Problem to work on.
Return every record below exactly as written, but leave out the pictures.

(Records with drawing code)
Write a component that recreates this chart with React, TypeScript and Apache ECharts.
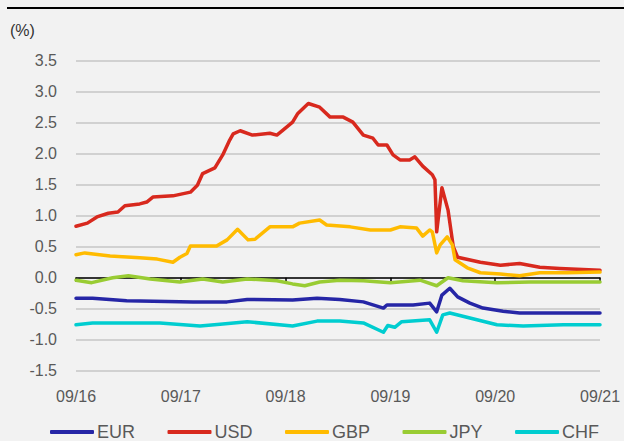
import React, { useEffect, useRef } from "react";
import * as echarts from "echarts";

// x = months since 09/2016, y = %
const xLabels = ["09/16", "09/17", "09/18", "09/19", "09/20", "09/21"];
const seriesNames = ["EUR", "USD", "GBP", "JPY", "CHF"];

const eurData: number[][] = [
  [0, -0.33], [1.9, -0.33], [5.8, -0.37], [13.4, -0.39], [17.3, -0.39], [19.6, -0.35],
  [24.8, -0.36], [27.6, -0.33], [30.2, -0.35], [32.9, -0.39], [35.2, -0.49], [35.6, -0.44],
  [38.6, -0.44], [40.5, -0.41], [41.3, -0.55], [41.9, -0.28], [42.8, -0.17], [43.7, -0.31],
  [45.1, -0.41], [46.6, -0.49], [48.9, -0.54], [50.8, -0.57], [53.5, -0.57], [60, -0.57],
];

const usdData: number[][] = [
  [0, 0.83], [1.3, 0.88], [2.4, 0.98], [3.7, 1.04], [4.8, 1.06], [5.6, 1.16], [7.3, 1.19],
  [8.1, 1.22], [8.8, 1.3], [11.1, 1.32], [13.1, 1.38], [13.9, 1.49], [14.5, 1.68], [15.9, 1.77],
  [16.8, 1.98], [17.6, 2.22], [18.0, 2.32], [18.8, 2.37], [20.2, 2.3], [22.2, 2.33], [23.0, 2.3],
  [23.7, 2.38], [24.8, 2.51], [25.4, 2.65], [26.6, 2.81], [27.9, 2.75], [29.1, 2.59], [30.6, 2.59],
  [31.7, 2.51], [32.9, 2.3], [34.0, 2.25], [34.6, 2.14], [35.6, 2.14], [36.3, 1.98], [37.1, 1.9],
  [38.2, 1.9], [38.8, 1.95], [39.7, 1.8], [40.8, 1.66], [41.1, 1.58], [41.3, 0.74], [41.9, 1.45],
  [42.6, 1.09], [43.2, 0.5], [43.7, 0.33], [46.3, 0.25], [48.6, 0.2], [50.8, 0.23], [53.1, 0.17],
  [55.4, 0.15], [60, 0.12],
];

const gbpData: number[][] = [
  [0, 0.37], [1.0, 0.4], [3.9, 0.35], [7.3, 0.32], [9.3, 0.3], [11.1, 0.25], [11.9, 0.33],
  [12.7, 0.39], [13.1, 0.51], [16.1, 0.51], [17.3, 0.61], [18.5, 0.78], [19.7, 0.61], [20.5, 0.62],
  [22.2, 0.82], [24.8, 0.82], [25.6, 0.88], [27.9, 0.93], [28.7, 0.85], [31.4, 0.82], [33.7, 0.77],
  [36.0, 0.77], [37.1, 0.82], [39.0, 0.8], [39.7, 0.67], [40.5, 0.77], [40.8, 0.74], [41.3, 0.4],
  [41.7, 0.53], [42.5, 0.66], [43.1, 0.53], [43.4, 0.29], [44.8, 0.16], [46.3, 0.08], [48.6, 0.06],
  [50.8, 0.03], [53.1, 0.08], [56.2, 0.08], [60, 0.09],
];

const jpyData: number[][] = [
  [0, -0.04], [1.8, -0.08], [4.2, 0.0], [6.0, 0.03], [8.5, -0.02], [11.9, -0.07], [14.5, -0.02],
  [16.8, -0.07], [19.6, -0.02], [23.0, -0.05], [24.8, -0.1], [26.2, -0.13], [27.9, -0.07],
  [30.2, -0.04], [32.9, -0.05], [36.0, -0.08], [39.4, -0.04], [41.3, -0.13], [42.6, 0.0],
  [44.3, -0.05], [48.2, -0.08], [52.0, -0.07], [55.8, -0.07], [60, -0.07],
];

const chfData: number[][] = [
  [0, -0.76], [1.9, -0.73], [9.6, -0.73], [14.2, -0.78], [16.5, -0.75], [19.6, -0.71],
  [24.8, -0.78], [27.6, -0.7], [30.2, -0.7], [32.9, -0.73], [35.2, -0.88], [35.7, -0.77],
  [36.5, -0.8], [37.3, -0.71], [40.5, -0.68], [41.3, -0.88], [42.0, -0.6], [42.8, -0.57],
  [45.1, -0.65], [48.2, -0.76], [51.2, -0.78], [55.8, -0.76], [60, -0.76],
];

const seriesData = [eurData, usdData, gbpData, jpyData, chfData];
const colors = ["#2626a6", "#d8291e", "#ffbb00", "#99cc33", "#00cdd0"];

const FONT = "'Liberation Sans', Arial, sans-serif";

export default function App() {
  const ref = useRef<HTMLDivElement>(null);
  useEffect(() => {
    document.body.style.margin = "0";
    if (!ref.current) return;
    const chart = echarts.init(ref.current, undefined, { renderer: "svg" });
    chart.setOption({
      animation: false,
      backgroundColor: "#f2f2f2",
      textStyle: { fontFamily: FONT },
      grid: { left: 76, right: 24, top: 60.7, bottom: 70.3, containLabel: false },
      graphic: [
        {
          type: "line",
          shape: { x1: 7, y1: 8, x2: 624, y2: 8 },
          style: { stroke: "#000", lineWidth: 2 },
        },
        {
          type: "text",
          left: 10,
          top: 22,
          style: { text: "(%)", fontSize: 16, fill: "#333", fontFamily: FONT },
        },
      ],
      legend: {
        left: 50,
        top: 423,
        icon: "roundRect",
        itemWidth: 44,
        itemHeight: 4,
        itemGap: 32.5,
        padding: 0,
        textStyle: {
          fontSize: 18,
          lineHeight: 17,
          color: "#595959",
          fontFamily: FONT,
          padding: [0, 0, 0, -2],
        },
        data: seriesNames,
      },
      xAxis: [
        {
          type: "value",
          min: 0,
          max: 60,
          interval: 12,
          position: "bottom",
          axisLine: { show: false, onZero: false },
          axisTick: { show: false },
          splitLine: { show: false },
          axisLabel: {
            fontSize: 16,
            color: "#595959",
            margin: 18,
            fontFamily: FONT,
            formatter: (v: number) => xLabels[Math.round(v / 12)] ?? "",
          },
        },
        {
          type: "value",
          min: 0,
          max: 60,
          interval: 12,
          position: "bottom",
          axisLine: { show: true, onZero: true, lineStyle: { color: "#000", width: 1.5 } },
          axisTick: { show: true, length: 4, lineStyle: { color: "#000", width: 1.5 } },
          splitLine: { show: false },
          axisLabel: { show: false },
        },
      ],
      yAxis: {
        type: "value",
        min: -1.5,
        max: 3.5,
        interval: 0.5,
        axisLine: { show: false },
        axisTick: { show: false },
        splitLine: { lineStyle: { color: "#c6c6c6", width: 1.5 } },
        axisLabel: {
          fontSize: 16,
          color: "#595959",
          margin: 19,
          fontFamily: FONT,
          formatter: (v: number) => v.toFixed(1),
        },
      },
      series: seriesNames.map((name, i) => ({
        name,
        type: "line",
        xAxisIndex: 0,
        data: seriesData[i],
        symbol: "none",
        color: colors[i],
        lineStyle: { color: colors[i], width: 3.5, cap: "round", join: "round" },
      })),
    });
    return () => chart.dispose();
  }, []);
  return <div ref={ref} style={{ width: 624, height: 441 }} />;
}
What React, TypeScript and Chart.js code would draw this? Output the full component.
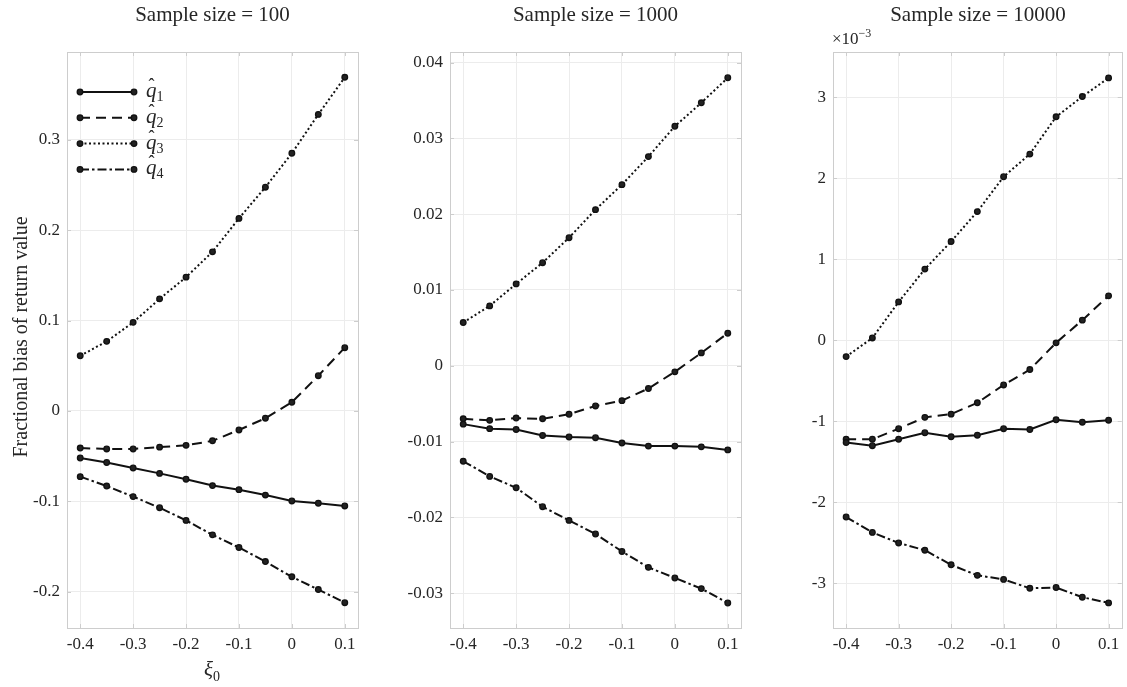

Solution for this task.
Write a component that recreates this chart with React, TypeScript and Apache ECharts.
import React, { useEffect, useRef } from "react";
import * as echarts from "echarts";

// x = months since 09/2016, y = %
const xLabels = ["09/16", "09/17", "09/18", "09/19", "09/20", "09/21"];
const seriesNames = ["EUR", "USD", "GBP", "JPY", "CHF"];

const eurData: number[][] = [
  [0, -0.33], [1.9, -0.33], [5.8, -0.37], [13.4, -0.39], [17.3, -0.39], [19.6, -0.35],
  [24.8, -0.36], [27.6, -0.33], [30.2, -0.35], [32.9, -0.39], [35.2, -0.49], [35.6, -0.44],
  [38.6, -0.44], [40.5, -0.41], [41.3, -0.55], [41.9, -0.28], [42.8, -0.17], [43.7, -0.31],
  [45.1, -0.41], [46.6, -0.49], [48.9, -0.54], [50.8, -0.57], [53.5, -0.57], [60, -0.57],
];

const usdData: number[][] = [
  [0, 0.83], [1.3, 0.88], [2.4, 0.98], [3.7, 1.04], [4.8, 1.06], [5.6, 1.16], [7.3, 1.19],
  [8.1, 1.22], [8.8, 1.3], [11.1, 1.32], [13.1, 1.38], [13.9, 1.49], [14.5, 1.68], [15.9, 1.77],
  [16.8, 1.98], [17.6, 2.22], [18.0, 2.32], [18.8, 2.37], [20.2, 2.3], [22.2, 2.33], [23.0, 2.3],
  [23.7, 2.38], [24.8, 2.51], [25.4, 2.65], [26.6, 2.81], [27.9, 2.75], [29.1, 2.59], [30.6, 2.59],
  [31.7, 2.51], [32.9, 2.3], [34.0, 2.25], [34.6, 2.14], [35.6, 2.14], [36.3, 1.98], [37.1, 1.9],
  [38.2, 1.9], [38.8, 1.95], [39.7, 1.8], [40.8, 1.66], [41.1, 1.58], [41.3, 0.74], [41.9, 1.45],
  [42.6, 1.09], [43.2, 0.5], [43.7, 0.33], [46.3, 0.25], [48.6, 0.2], [50.8, 0.23], [53.1, 0.17],
  [55.4, 0.15], [60, 0.12],
];

const gbpData: number[][] = [
  [0, 0.37], [1.0, 0.4], [3.9, 0.35], [7.3, 0.32], [9.3, 0.3], [11.1, 0.25], [11.9, 0.33],
  [12.7, 0.39], [13.1, 0.51], [16.1, 0.51], [17.3, 0.61], [18.5, 0.78], [19.7, 0.61], [20.5, 0.62],
  [22.2, 0.82], [24.8, 0.82], [25.6, 0.88], [27.9, 0.93], [28.7, 0.85], [31.4, 0.82], [33.7, 0.77],
  [36.0, 0.77], [37.1, 0.82], [39.0, 0.8], [39.7, 0.67], [40.5, 0.77], [40.8, 0.74], [41.3, 0.4],
  [41.7, 0.53], [42.5, 0.66], [43.1, 0.53], [43.4, 0.29], [44.8, 0.16], [46.3, 0.08], [48.6, 0.06],
  [50.8, 0.03], [53.1, 0.08], [56.2, 0.08], [60, 0.09],
];

const jpyData: number[][] = [
  [0, -0.04], [1.8, -0.08], [4.2, 0.0], [6.0, 0.03], [8.5, -0.02], [11.9, -0.07], [14.5, -0.02],
  [16.8, -0.07], [19.6, -0.02], [23.0, -0.05], [24.8, -0.1], [26.2, -0.13], [27.9, -0.07],
  [30.2, -0.04], [32.9, -0.05], [36.0, -0.08], [39.4, -0.04], [41.3, -0.13], [42.6, 0.0],
  [44.3, -0.05], [48.2, -0.08], [52.0, -0.07], [55.8, -0.07], [60, -0.07],
];

const chfData: number[][] = [
  [0, -0.76], [1.9, -0.73], [9.6, -0.73], [14.2, -0.78], [16.5, -0.75], [19.6, -0.71],
  [24.8, -0.78], [27.6, -0.7], [30.2, -0.7], [32.9, -0.73], [35.2, -0.88], [35.7, -0.77],
  [36.5, -0.8], [37.3, -0.71], [40.5, -0.68], [41.3, -0.88], [42.0, -0.6], [42.8, -0.57],
  [45.1, -0.65], [48.2, -0.76], [51.2, -0.78], [55.8, -0.76], [60, -0.76],
];

const seriesData = [eurData, usdData, gbpData, jpyData, chfData];
const colors = ["#2626a6", "#d8291e", "#ffbb00", "#99cc33", "#00cdd0"];

const FONT = "'Liberation Sans', Arial, sans-serif";

export default function App() {
  const ref = useRef<HTMLDivElement>(null);
  useEffect(() => {
    document.body.style.margin = "0";
    if (!ref.current) return;
    const chart = echarts.init(ref.current, undefined, { renderer: "svg" });
    chart.setOption({
      animation: false,
      backgroundColor: "#f2f2f2",
      textStyle: { fontFamily: FONT },
      grid: { left: 76, right: 24, top: 60.7, bottom: 70.3, containLabel: false },
      graphic: [
        {
          type: "line",
          shape: { x1: 7, y1: 8, x2: 624, y2: 8 },
          style: { stroke: "#000", lineWidth: 2 },
        },
        {
          type: "text",
          left: 10,
          top: 22,
          style: { text: "(%)", fontSize: 16, fill: "#333", fontFamily: FONT },
        },
      ],
      legend: {
        left: 50,
        top: 423,
        icon: "roundRect",
        itemWidth: 44,
        itemHeight: 4,
        itemGap: 32.5,
        padding: 0,
        textStyle: {
          fontSize: 18,
          lineHeight: 17,
          color: "#595959",
          fontFamily: FONT,
          padding: [0, 0, 0, -2],
        },
        data: seriesNames,
      },
      xAxis: [
        {
          type: "value",
          min: 0,
          max: 60,
          interval: 12,
          position: "bottom",
          axisLine: { show: false, onZero: false },
          axisTick: { show: false },
          splitLine: { show: false },
          axisLabel: {
            fontSize: 16,
            color: "#595959",
            margin: 18,
            fontFamily: FONT,
            formatter: (v: number) => xLabels[Math.round(v / 12)] ?? "",
          },
        },
        {
          type: "value",
          min: 0,
          max: 60,
          interval: 12,
          position: "bottom",
          axisLine: { show: true, onZero: true, lineStyle: { color: "#000", width: 1.5 } },
          axisTick: { show: true, length: 4, lineStyle: { color: "#000", width: 1.5 } },
          splitLine: { show: false },
          axisLabel: { show: false },
        },
      ],
      yAxis: {
        type: "value",
        min: -1.5,
        max: 3.5,
        interval: 0.5,
        axisLine: { show: false },
        axisTick: { show: false },
        splitLine: { lineStyle: { color: "#c6c6c6", width: 1.5 } },
        axisLabel: {
          fontSize: 16,
          color: "#595959",
          margin: 19,
          fontFamily: FONT,
          formatter: (v: number) => v.toFixed(1),
        },
      },
      series: seriesNames.map((name, i) => ({
        name,
        type: "line",
        xAxisIndex: 0,
        data: seriesData[i],
        symbol: "none",
        color: colors[i],
        lineStyle: { color: colors[i], width: 3.5, cap: "round", join: "round" },
      })),
    });
    return () => chart.dispose();
  }, []);
  return <div ref={ref} style={{ width: 624, height: 441 }} />;
}
What React, TypeScript and Chart.js code would draw this? Output the full component.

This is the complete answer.